Pesticides and insecticides had become tools of agriculture. Farmers wanted to mitigate damage, diseases, and the impacts of insects. Common practice for many chemical treatments was to spray entire fields. Lack of precise spraying resulted in chemicals leeching into unintended soil and waterways. This leaching posed a threat to both humans and the environment. One of the most dangerous and controversial was DDT, a pesticide later banned in 1972.

In the 1980s, the Army and Shell started a $2.1 billion cleanup of the site. Using a slurry wall to block further contamination of groundwater and gathering contaminated soil into landfills was the key to recovering this area, said David Lucas, refuge manager.

The remedy is working as designed, he said.

Bald eagles have since returned to the arsenal.

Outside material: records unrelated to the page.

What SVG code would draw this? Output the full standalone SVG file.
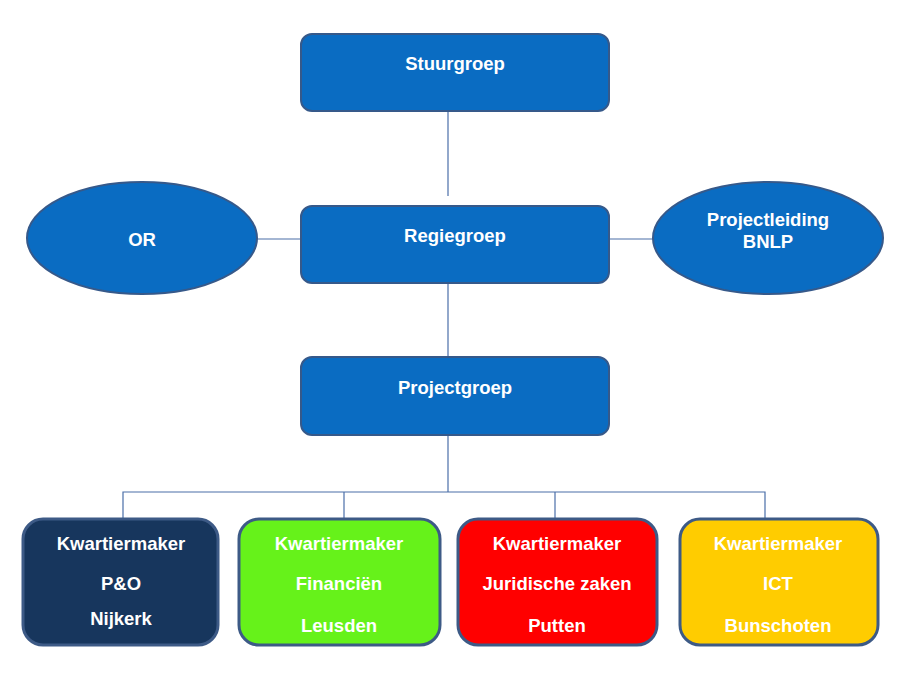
<svg xmlns="http://www.w3.org/2000/svg" width="916" height="674" viewBox="0 0 916 674">
<style>
.blue{fill:#0a6cc2;stroke:#36598a;stroke-width:2}
.km{stroke:#3d5a86;stroke-width:3}
.t{font-family:"Liberation Sans",Arial,sans-serif;font-weight:bold;font-size:18.5px;fill:#fff;text-anchor:middle}
.c{fill:none;stroke:#4a6ea8;stroke-width:1.2}
</style>
<rect width="916" height="674" fill="#fff"/>
<g id="connectors">
<line class="c" x1="448" y1="111" x2="448" y2="196"/>
<line class="c" x1="448" y1="283" x2="448" y2="357"/>
<line class="c" x1="448" y1="435" x2="448" y2="492"/>
<line class="c" x1="257" y1="239" x2="301" y2="239"/>
<line class="c" x1="609" y1="239" x2="653" y2="239"/>
<polyline class="c" points="123,519 123,492 765,492 765,519"/>
<line class="c" x1="344" y1="492" x2="344" y2="519"/>
<line class="c" x1="555" y1="492" x2="555" y2="519"/>
</g>
<g id="stuurgroep"><rect class="blue" x="301" y="34" width="308" height="77" rx="11"/><text class="t" x="455" y="70">Stuurgroep</text></g>
<g id="regiegroep"><rect class="blue" x="301" y="206" width="308" height="77" rx="11"/><text class="t" x="455" y="242">Regiegroep</text></g>
<g id="projectgroep"><rect class="blue" x="301" y="357" width="308" height="78" rx="11"/><text class="t" x="455" y="394">Projectgroep</text></g>
<g id="or"><ellipse class="blue" cx="142" cy="238" rx="115" ry="56"/><text class="t" x="142" y="246">OR</text></g>
<g id="projectleiding"><ellipse class="blue" cx="768" cy="238" rx="115" ry="56"/><text class="t" x="768" y="226">Projectleiding</text><text class="t" x="768" y="248">BNLP</text></g>
<g id="po"><rect class="km" x="23" y="519" width="195" height="126" rx="20" fill="#17365d"/><text class="t" x="121" y="550">Kwartiermaker</text><text class="t" x="121" y="590">P&amp;O</text><text class="t" x="121" y="625">Nijkerk</text></g>
<g id="financien"><rect class="km" x="239" y="519" width="201" height="126" rx="20" fill="#66f21a"/><text class="t" x="339" y="550">Kwartiermaker</text><text class="t" x="339" y="590">Financiën</text><text class="t" x="339" y="632">Leusden</text></g>
<g id="juridisch"><rect class="km" x="458" y="519" width="199" height="126" rx="20" fill="#ff0000"/><text class="t" x="557" y="550">Kwartiermaker</text><text class="t" x="557" y="590">Juridische zaken</text><text class="t" x="557" y="632">Putten</text></g>
<g id="ict"><rect class="km" x="680" y="519" width="198" height="126" rx="20" fill="#ffcc00"/><text class="t" x="778" y="550">Kwartiermaker</text><text class="t" x="778" y="590">ICT</text><text class="t" x="778" y="632">Bunschoten</text></g>
</svg>
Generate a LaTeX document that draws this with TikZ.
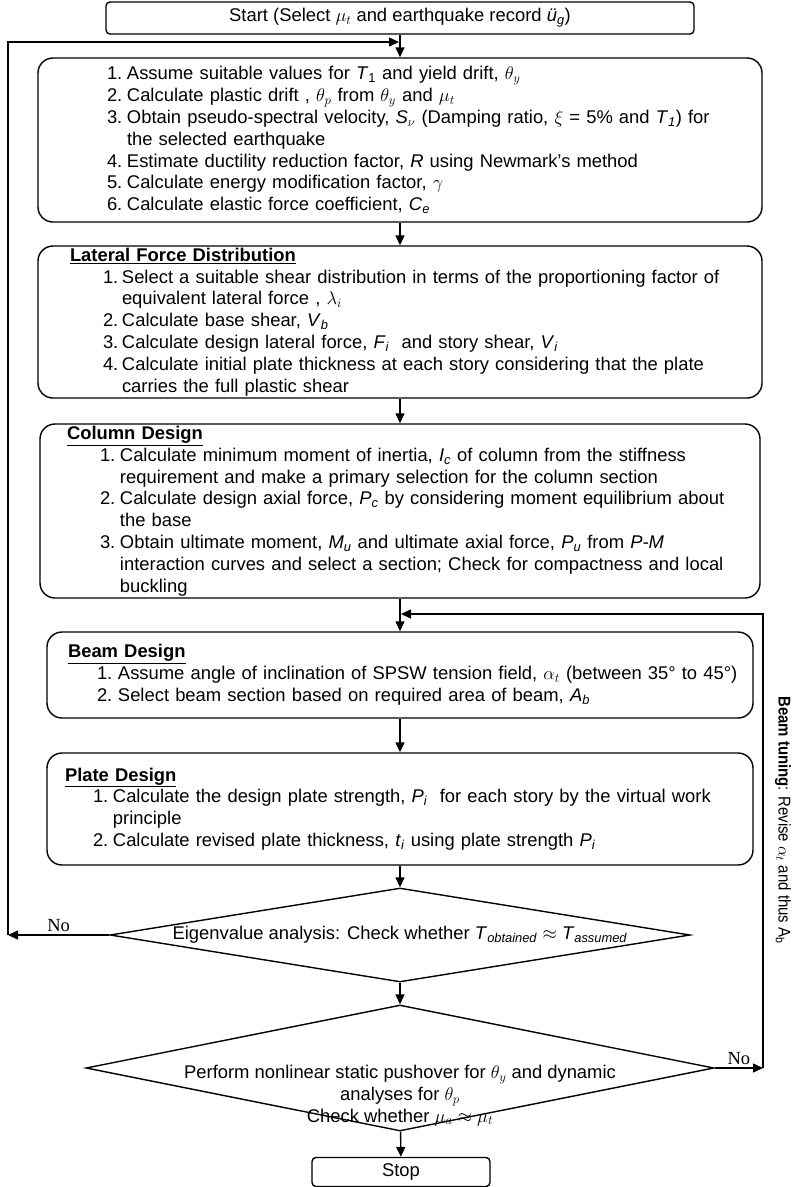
\documentclass[tikz,border=0pt]{standalone}
\usepackage{fix-cm}
\usepackage{fontspec}
\setmainfont{Liberation Sans}
\newfontfamily\noface{Liberation Serif}
\newfontfamily\tuneface{Liberation Sans}[FakeStretch=0.88]
\usetikzlibrary{shapes.geometric, arrows.meta, positioning, calc}

\newlength{\numind}
\newlength{\numw}
\newlength{\titind}
\newcommand{\boxhead}[1]{\noindent\hspace*{\titind}\underline{\textbf{#1}}\par}
\newcommand{\stepline}[2]{\hangindent=\dimexpr\numind+\numw\relax\hangafter=1\noindent\hspace*{\numind}\makebox[\numw][l]{#1.}#2\par}
\newcommand{\vsub}[2]{\textit{#1}\textsubscript{\textit{#2}}}

\tikzset{
    stepbox/.style={rectangle, draw, line width=1.4pt, rounded corners=15pt, align=left, inner xsep=0pt, inner ysep=0pt, font=\fontsize{18.4}{21.8}\selectfont},
    termbox/.style={rectangle, draw, line width=1.4pt, rounded corners=4pt, inner sep=0pt, font=\fontsize{18.4}{21.8}\selectfont},
    check/.style={diamond, draw, line width=1.4pt, inner sep=0pt, align=center, font=\fontsize{18.4}{21.8}\selectfont},
    arrow/.style={-{Stealth[length=10pt, width=9pt, inset=0pt]}, line width=1.4pt},
    nolabel/.style={font=\noface\fontsize{18.5}{20}\selectfont, inner sep=3pt},
    tunelabel/.style={font=\tuneface\fontsize{17}{20}\selectfont, inner sep=0pt}
}

\begin{document}
\begin{tikzpicture}[x=1pt, y=-1pt]
    \useasboundingbox (0,0) rectangle (794,1187);

    % start and first block
    \node[termbox, minimum width=588pt, minimum height=32pt] (start) at (400,18) {Start (Select $\mu_t$ and earthquake record \textit{ü}\textsubscript{\textit{g}})};

    \node[stepbox, text width=724pt, minimum height=164pt, execute at begin node={\setlength{\numind}{69pt}\setlength{\numw}{20pt}}] (init) at (400,140) {%
        \stepline{1}{Assume suitable values for \textit{T}\textsubscript{1} and yield drift, $\theta_y$}
        \stepline{2}{Calculate plastic drift , $\theta_p$ from $\theta_y$ and $\mu_t$}
        \stepline{3}{Obtain pseudo-spectral velocity, \textit{S}\textsubscript{$\nu$} (Damping ratio, $\xi$ = 5\% and \vsub{T}{1}) for\newline the selected earthquake}
        \stepline{4}{Estimate ductility reduction factor, \textit{R} using Newmark’s method}
        \stepline{5}{Calculate energy modification factor, $\gamma$}
        \stepline{6}{Calculate elastic force coefficient, \vsub{C}{e}}};

    % lateral force distribution
    \node[stepbox, text width=724pt, minimum height=152pt, execute at begin node={\setlength{\titind}{32pt}\setlength{\numind}{65pt}\setlength{\numw}{19pt}}] (lfd) at (400,322) {%
        \boxhead{Lateral Force Distribution}
        \stepline{1}{Select a suitable shear distribution in terms of the proportioning factor of\newline equivalent lateral force , $\lambda_i$}
        \stepline{2}{Calculate base shear, \vsub{V}{b}}
        \stepline{3}{Calculate design lateral force, \vsub{F}{i}\ \ and story shear, \vsub{V}{i}}
        \stepline{4}{Calculate initial plate thickness at each story considering that the plate\newline carries the full plastic shear}};

    % column design
    \node[stepbox, text width=720pt, minimum height=174pt, execute at begin node={\setlength{\titind}{27pt}\setlength{\numind}{60pt}\setlength{\numw}{20pt}}] (col) at (400,511) {%
        \boxhead{Column Design}
        \stepline{1}{Calculate minimum moment of inertia, \vsub{I}{c} of column from the stiffness\newline requirement and make a primary selection for the column section}
        \stepline{2}{Calculate design axial force, \vsub{P}{c} by considering moment equilibrium about\newline the base}
        \stepline{3}{Obtain ultimate moment, \vsub{M}{u} and ultimate axial force, \vsub{P}{u} from \textit{P-M}\newline interaction curves and select a section; Check for compactness and local\newline buckling}};

    % beam design
    \node[stepbox, text width=706pt, minimum height=86pt, execute at begin node={\setlength{\titind}{21pt}\setlength{\numind}{50pt}\setlength{\numw}{21pt}}] (beam) at (400,675) {%
        \boxhead{Beam Design}
        \stepline{1}{Assume angle of inclination of SPSW tension field, $\alpha_t$ (between 35° to 45°)}
        \stepline{2}{Select beam section based on required area of beam, \vsub{A}{b}}};

    % plate design
    \node[stepbox, text width=706pt, minimum height=112pt, execute at begin node={\setlength{\titind}{18pt}\setlength{\numind}{46pt}\setlength{\numw}{20pt}}] (plate) at (400,809) {%
        \boxhead{Plate Design}
        \stepline{1}{Calculate the design plate strength, \vsub{P}{i}\ \ for each story by the virtual work\newline principle}
        \stepline{2}{Calculate revised plate thickness, \vsub{t}{i} using plate strength \vsub{P}{i}}};

    % checks
    \node[check, aspect=6.17, minimum width=580pt, minimum height=94pt] (eig) at (400,935) {Eigenvalue analysis: Check whether \vsub{T}{obtained} $\approx$ \vsub{T}{assumed}};
    \node[check, aspect=4.98, minimum width=628pt, minimum height=126pt] (push) at (400,1068) {\smash{\raisebox{-32pt}{\parbox[c]{470pt}{\centering Perform nonlinear static pushover for $\theta_y$ and dynamic\\ analyses for $\theta_p$\\ Check whether $\mu_a \approx \mu_t$}}}};
    \node[termbox, minimum width=178pt, minimum height=29pt] (stop) at (401,1172) {Stop};

    % loop ends
    \coordinate (nol) at (8,935);
    \coordinate (mrg) at (399,42);
    \coordinate (nor) at (763,1068);
    \coordinate (tun) at (401,614);
    \node[tunelabel, rotate=-90] (tunetxt) at (783,820) {\textbf{Beam tuning}: Revise $\alpha_t$ and thus A\textsubscript{b}};

    \draw[arrow] (start) -- (init);
    \draw[arrow] (init) -- (lfd);
    \draw[arrow] (lfd) -- (col);
    \draw[arrow] (col) -- (beam);
    \draw[arrow] (beam) -- (plate);
    \draw[arrow] (plate) -- (eig);
    \draw[arrow] (eig) -- (push);
    \draw[arrow] (push) -- (stop);

    \draw[arrow] (eig.west) -- node[nolabel, above] {No} (nol);
    \draw[arrow] (nol) |- (mrg);
    \draw[arrow] (push.east) -- node[nolabel, above] {No} (nor);
    \draw[arrow] (nor) |- (tun);
\end{tikzpicture}
\end{document}
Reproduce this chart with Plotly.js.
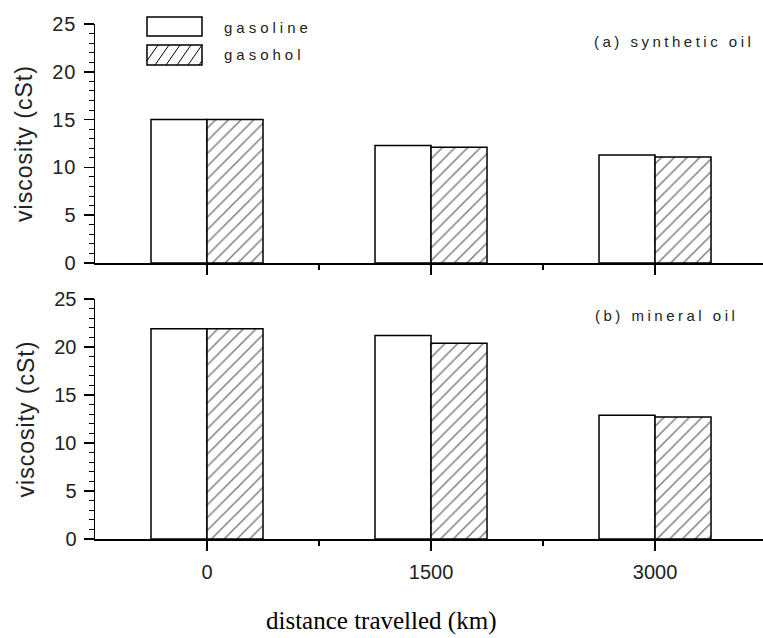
<!DOCTYPE html>
<html>
<head>
<meta charset="utf-8">
<script src="https://cdn.plot.ly/plotly-3.0.1.min.js"></script>
<style>
  html, body { margin: 0; padding: 0; background: #fff; }
  #chart { width: 763px; height: 638px; }
  .xtick text { letter-spacing: 3px; }
  .ytick text { letter-spacing: 1px; }
  .ytitle, .y2title { letter-spacing: 1px; }
</style>
</head>
<body>
<div id="chart"></div>
<script>
// ---- data ----
const distances = [0, 1500, 3000];
const tickLabels = ['0', '1500', '3000'];
const seriesNames = ['gasoline', 'gasohol'];
const syntheticGasoline = [15.0, 12.3, 11.3];
const syntheticGasohol  = [15.0, 12.1, 11.1];
const mineralGasoline   = [21.9, 21.2, 12.9];
const mineralGasohol    = [21.9, 20.4, 12.7];
const panelLabels = ['(a) synthetic oil', '(b) mineral oil'];
const yTitle = 'viscosity (cSt)';
const xTitle = 'distance travelled (km)';

// ---- geometry helpers ----
const W = 763, H = 638, L = 95, R = 0, T = 24, B = 99;
const pw = W - L - R, ph = H - T - B;
const px = x => (x - L) / pw;
const py = y => (H - B - y) / ph;

const barW = 375;
const outline = { color: '#000', width: 1.5 };
const plainMarker = { color: '#fff', line: outline };
const hatchMarker = { color: '#fff', line: outline,
  pattern: { shape: '/', size: 9, solidity: 0.17, fgcolor: '#000', bgcolor: '#fff', fillmode: 'overlay' } };

const traces = [
  { type: 'bar', name: seriesNames[0], x: distances, y: syntheticGasoline, xaxis: 'x', yaxis: 'y',
    width: barW, offset: -barW, marker: plainMarker, showlegend: false },
  { type: 'bar', name: seriesNames[1], x: distances, y: syntheticGasohol, xaxis: 'x', yaxis: 'y',
    width: barW, offset: 0, marker: hatchMarker, showlegend: false },
  { type: 'bar', name: seriesNames[0], x: distances, y: mineralGasoline, xaxis: 'x2', yaxis: 'y2',
    width: barW, offset: -barW, marker: plainMarker, showlegend: false },
  { type: 'bar', name: seriesNames[1], x: distances, y: mineralGasohol, xaxis: 'x2', yaxis: 'y2',
    width: barW, offset: 0, marker: hatchMarker, showlegend: false }
];

const tickFont = { family: 'Liberation Sans, Arial, sans-serif', size: 20, color: '#222' };
const xBase = {
  range: [-750, 3723], tickmode: 'array', tickvals: distances, ticktext: tickLabels,
  ticks: 'outside', ticklen: 10, tickwidth: 1.5, tickcolor: '#000',
  minor: { tickmode: 'array', tickvals: [750, 2250], ticks: 'outside', ticklen: 5, tickwidth: 1.5, tickcolor: '#000' },
  showline: true, linecolor: '#000', linewidth: 1.5, showgrid: false, zeroline: false,
  tickfont: tickFont, fixedrange: true
};
const yBase = {
  range: [0, 25], dtick: 5, tick0: 0,
  ticks: 'outside', ticklen: 10, tickwidth: 1.5, tickcolor: '#000',
  minor: { dtick: 1, ticks: 'outside', ticklen: 5, tickwidth: 1, tickcolor: '#000' },
  showline: true, linecolor: '#000', linewidth: 1.5, showgrid: false, zeroline: false,
  tickfont: tickFont, ticklabelstandoff: 3, automargin: true,
  title: { text: yTitle, standoff: 13, font: { family: 'Liberation Sans, Arial, sans-serif', size: 23, color: '#222' } },
  fixedrange: true
};

const topDomain = [py(263), py(24)];
const botDomain = [py(539), py(299)];

// legend drawn as layout decoration
const lgX0 = px(147), lgX1 = px(202);
const box1 = [py(36), py(17)];
const box2 = [py(65), py(45)];
function hatchPath(x0, x1, y0, y1, step, rise) {
  let d = '';
  for (let s = x0 - rise; s < x1; s += step) {
    let ax = s, ay = y1, bx = s + rise, by = y0;
    if (ax < x0) { ay = y1 - (x0 - ax) * (y1 - y0) / rise; ax = x0; }
    if (bx > x1) { by = y0 + (bx - x1) * (y1 - y0) / rise; bx = x1; }
    if (bx - ax < 1) continue;
    d += `M${px(ax)},${py(ay)}L${px(bx)},${py(by)}`;
  }
  return d;
}

const labelFont = { family: 'Liberation Sans, Arial, sans-serif', size: 15, color: '#222' };
const layout = {
  width: W, height: H,
  margin: { l: L, r: R, t: T, b: B, pad: 0, autoexpand: false },
  paper_bgcolor: '#fff', plot_bgcolor: '#fff',
  barmode: 'overlay',
  showlegend: false,
  font: { family: 'Liberation Sans, Arial, sans-serif', color: '#222' },
  xaxis: Object.assign({}, xBase, { anchor: 'y', domain: [0, 1], showticklabels: false }),
  xaxis2: Object.assign({}, xBase, { anchor: 'y2', domain: [0, 1], showticklabels: true, ticklabelstandoff: 4 }),
  yaxis: Object.assign({}, yBase, { anchor: 'x', domain: topDomain }),
  yaxis2: Object.assign({}, yBase, { anchor: 'x2', domain: botDomain }),
  shapes: [
    { type: 'rect', xref: 'paper', yref: 'paper', x0: lgX0, x1: lgX1, y0: box1[0], y1: box1[1],
      line: { color: '#000', width: 1.5 }, fillcolor: '#fff' },
    { type: 'rect', xref: 'paper', yref: 'paper', x0: lgX0, x1: lgX1, y0: box2[0], y1: box2[1],
      line: { color: '#000', width: 1.5 }, fillcolor: '#fff' },
    { type: 'path', xref: 'paper', yref: 'paper', path: hatchPath(147, 202, 45, 65, 11, 14),
      line: { color: '#000', width: 1 } }
  ],
  annotations: [
    { text: '<span style="letter-spacing:4px">' + seriesNames[0] + '</span>', xref: 'paper', yref: 'paper',
      x: px(222), y: py(27), xanchor: 'left', yanchor: 'middle', showarrow: false, font: labelFont },
    { text: '<span style="letter-spacing:4px">' + seriesNames[1] + '</span>', xref: 'paper', yref: 'paper',
      x: px(222), y: py(55), xanchor: 'left', yanchor: 'middle', showarrow: false, font: labelFont },
    { text: '<span style="letter-spacing:3.5px">' + panelLabels[0] + '</span>', xref: 'paper', yref: 'paper',
      x: px(592), y: py(41), xanchor: 'left', yanchor: 'middle', showarrow: false, font: labelFont },
    { text: '<span style="letter-spacing:3.5px">' + panelLabels[1] + '</span>', xref: 'paper', yref: 'paper',
      x: px(593), y: py(315), xanchor: 'left', yanchor: 'middle', showarrow: false, font: labelFont },
    { text: xTitle, xref: 'paper', yref: 'paper',
      x: px(381), y: py(621), xanchor: 'center', yanchor: 'middle', showarrow: false,
      font: { family: 'Liberation Serif, Times New Roman, serif', size: 25, color: '#000' } }
  ]
};

Plotly.newPlot('chart', traces, layout, { staticPlot: true, displayModeBar: false });
</script>
</body>
</html>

“There’s so many ironies out here. So, you have this place that’s making this chemical that’s killing our bald eagles. Its thinning their eggs across the country. We’re listing bald eagles as an endangered species. But yet, in the 1980s, bald eagles returned to the Rocky Mountain Arsenal,” Lucas said.

In 1992, Congress designated the arsenal as a wildlife refuge.

The arsenal is emerging as a healthy short-grass prairie habitat.

“This place now is a stepping stone, a window into a larger network of Fish and Wildlife conservation,” Lucas said.

The arsenal is a 15,000-acre part of an 800 million-acre natural system designed to restore and protect ecosystems.

Today, the land is a refuge were both people and wildlife can exist in the same place.

“It’s kind of this weird cycle, this place is making stuff that’s hurting these animals, but they came back, and kind of led to some of the creation of It,” said Lucas.

The refuge shows nature’s resilience and an ability recover, so long as it is protected.